● **Work to complete**: Copy all lines below containing "this".

------ Material shown ------

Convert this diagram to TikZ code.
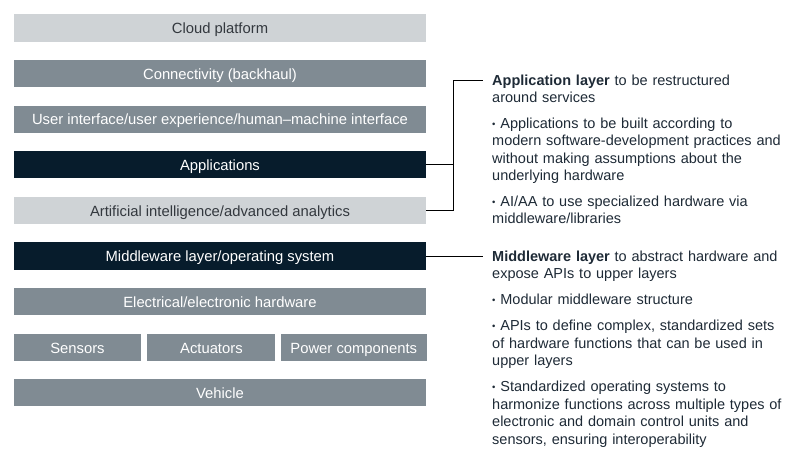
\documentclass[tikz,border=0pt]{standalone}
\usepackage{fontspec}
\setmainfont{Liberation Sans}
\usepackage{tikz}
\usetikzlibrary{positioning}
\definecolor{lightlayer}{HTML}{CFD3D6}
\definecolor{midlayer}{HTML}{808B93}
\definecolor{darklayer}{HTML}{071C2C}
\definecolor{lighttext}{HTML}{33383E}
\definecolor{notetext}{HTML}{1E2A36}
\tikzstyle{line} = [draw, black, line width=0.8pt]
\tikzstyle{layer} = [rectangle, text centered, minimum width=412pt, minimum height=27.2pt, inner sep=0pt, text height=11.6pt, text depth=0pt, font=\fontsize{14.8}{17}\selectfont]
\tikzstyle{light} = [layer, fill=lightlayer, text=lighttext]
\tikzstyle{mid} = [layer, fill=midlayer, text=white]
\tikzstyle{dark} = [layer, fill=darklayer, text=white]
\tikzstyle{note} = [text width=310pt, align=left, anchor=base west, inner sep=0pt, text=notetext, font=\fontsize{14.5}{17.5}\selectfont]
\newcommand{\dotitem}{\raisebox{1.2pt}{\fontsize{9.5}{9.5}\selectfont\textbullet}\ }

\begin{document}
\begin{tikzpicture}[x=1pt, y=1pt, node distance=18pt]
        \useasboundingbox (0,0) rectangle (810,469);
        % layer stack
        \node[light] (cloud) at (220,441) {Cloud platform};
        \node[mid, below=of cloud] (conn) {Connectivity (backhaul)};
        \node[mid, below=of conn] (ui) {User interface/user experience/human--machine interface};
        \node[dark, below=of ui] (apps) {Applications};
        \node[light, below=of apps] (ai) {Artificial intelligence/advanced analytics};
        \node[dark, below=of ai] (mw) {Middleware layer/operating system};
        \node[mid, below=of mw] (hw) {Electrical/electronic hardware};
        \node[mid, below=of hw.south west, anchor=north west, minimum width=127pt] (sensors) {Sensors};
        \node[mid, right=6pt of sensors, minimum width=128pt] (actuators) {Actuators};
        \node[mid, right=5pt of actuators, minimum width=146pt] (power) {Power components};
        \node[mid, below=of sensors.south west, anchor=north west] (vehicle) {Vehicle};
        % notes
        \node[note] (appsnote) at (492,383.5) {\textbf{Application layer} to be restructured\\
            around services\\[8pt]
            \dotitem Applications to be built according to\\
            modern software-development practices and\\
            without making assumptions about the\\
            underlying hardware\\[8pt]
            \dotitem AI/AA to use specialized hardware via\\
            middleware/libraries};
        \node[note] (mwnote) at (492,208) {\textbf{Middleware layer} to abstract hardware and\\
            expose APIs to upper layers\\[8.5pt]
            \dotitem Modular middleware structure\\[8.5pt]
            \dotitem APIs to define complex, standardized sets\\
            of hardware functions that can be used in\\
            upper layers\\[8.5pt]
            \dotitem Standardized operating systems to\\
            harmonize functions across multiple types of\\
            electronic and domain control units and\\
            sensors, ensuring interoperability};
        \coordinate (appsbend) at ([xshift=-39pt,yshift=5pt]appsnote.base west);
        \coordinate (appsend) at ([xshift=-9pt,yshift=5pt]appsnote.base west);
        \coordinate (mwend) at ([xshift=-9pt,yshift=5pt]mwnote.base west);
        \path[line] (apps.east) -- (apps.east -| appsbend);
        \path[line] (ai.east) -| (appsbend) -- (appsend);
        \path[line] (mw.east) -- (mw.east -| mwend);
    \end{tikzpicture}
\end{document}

------
------ Material shown ------

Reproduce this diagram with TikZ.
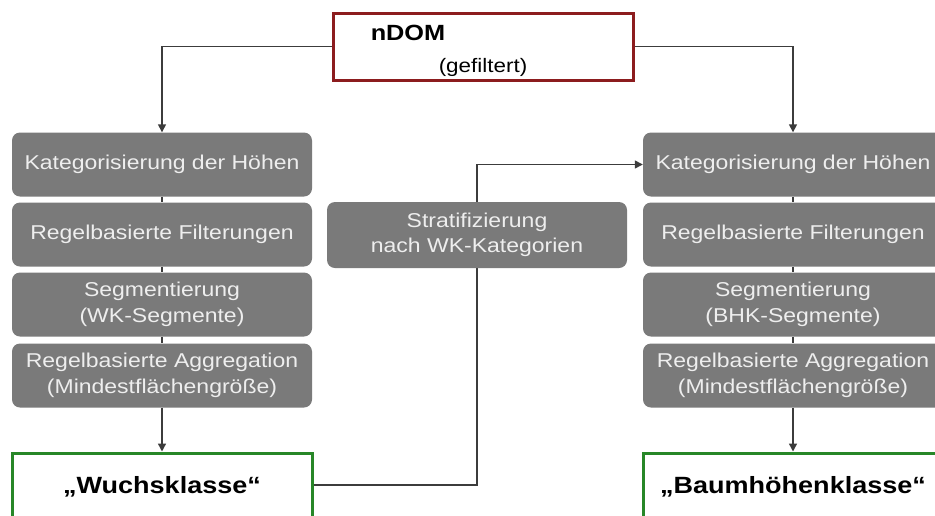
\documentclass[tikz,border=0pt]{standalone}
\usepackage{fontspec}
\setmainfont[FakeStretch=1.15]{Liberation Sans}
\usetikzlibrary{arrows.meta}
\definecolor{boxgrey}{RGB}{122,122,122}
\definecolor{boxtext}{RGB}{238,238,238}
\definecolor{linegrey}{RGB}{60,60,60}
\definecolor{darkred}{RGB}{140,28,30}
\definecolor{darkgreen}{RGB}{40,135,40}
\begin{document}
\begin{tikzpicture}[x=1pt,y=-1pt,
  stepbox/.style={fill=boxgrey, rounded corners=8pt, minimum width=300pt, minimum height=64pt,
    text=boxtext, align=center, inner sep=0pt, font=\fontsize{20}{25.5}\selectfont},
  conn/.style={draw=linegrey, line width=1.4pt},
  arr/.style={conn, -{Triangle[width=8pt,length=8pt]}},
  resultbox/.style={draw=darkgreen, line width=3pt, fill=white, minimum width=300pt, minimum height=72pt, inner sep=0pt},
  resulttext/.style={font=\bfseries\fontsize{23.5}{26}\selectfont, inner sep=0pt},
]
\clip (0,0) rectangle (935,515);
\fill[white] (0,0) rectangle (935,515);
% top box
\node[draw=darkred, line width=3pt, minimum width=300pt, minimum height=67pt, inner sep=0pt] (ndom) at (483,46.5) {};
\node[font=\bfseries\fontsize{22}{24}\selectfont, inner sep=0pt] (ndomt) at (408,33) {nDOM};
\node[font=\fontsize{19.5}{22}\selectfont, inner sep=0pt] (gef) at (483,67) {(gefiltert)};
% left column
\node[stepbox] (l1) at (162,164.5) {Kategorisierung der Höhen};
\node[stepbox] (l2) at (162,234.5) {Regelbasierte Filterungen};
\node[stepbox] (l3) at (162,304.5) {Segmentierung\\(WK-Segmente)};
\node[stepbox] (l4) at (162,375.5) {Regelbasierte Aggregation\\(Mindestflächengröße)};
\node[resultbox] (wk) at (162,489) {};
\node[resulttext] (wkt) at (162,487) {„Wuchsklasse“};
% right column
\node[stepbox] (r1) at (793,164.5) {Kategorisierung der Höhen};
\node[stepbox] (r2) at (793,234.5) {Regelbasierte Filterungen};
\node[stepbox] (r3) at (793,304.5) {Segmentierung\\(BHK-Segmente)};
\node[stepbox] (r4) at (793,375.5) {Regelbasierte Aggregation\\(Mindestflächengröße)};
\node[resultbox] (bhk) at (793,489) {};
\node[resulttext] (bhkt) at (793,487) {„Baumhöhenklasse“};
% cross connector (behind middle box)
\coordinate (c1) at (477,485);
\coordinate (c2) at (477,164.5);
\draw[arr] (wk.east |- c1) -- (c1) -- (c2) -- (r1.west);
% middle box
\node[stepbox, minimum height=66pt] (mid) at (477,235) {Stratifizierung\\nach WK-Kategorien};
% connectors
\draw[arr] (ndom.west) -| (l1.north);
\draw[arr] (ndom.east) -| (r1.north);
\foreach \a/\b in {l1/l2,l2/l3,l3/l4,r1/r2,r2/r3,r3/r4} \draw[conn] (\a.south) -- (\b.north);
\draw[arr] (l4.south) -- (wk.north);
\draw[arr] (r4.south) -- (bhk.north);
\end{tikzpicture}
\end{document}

------

● **Result**:
Convert this diagram to TikZ code.
Reproduce this diagram with TikZ.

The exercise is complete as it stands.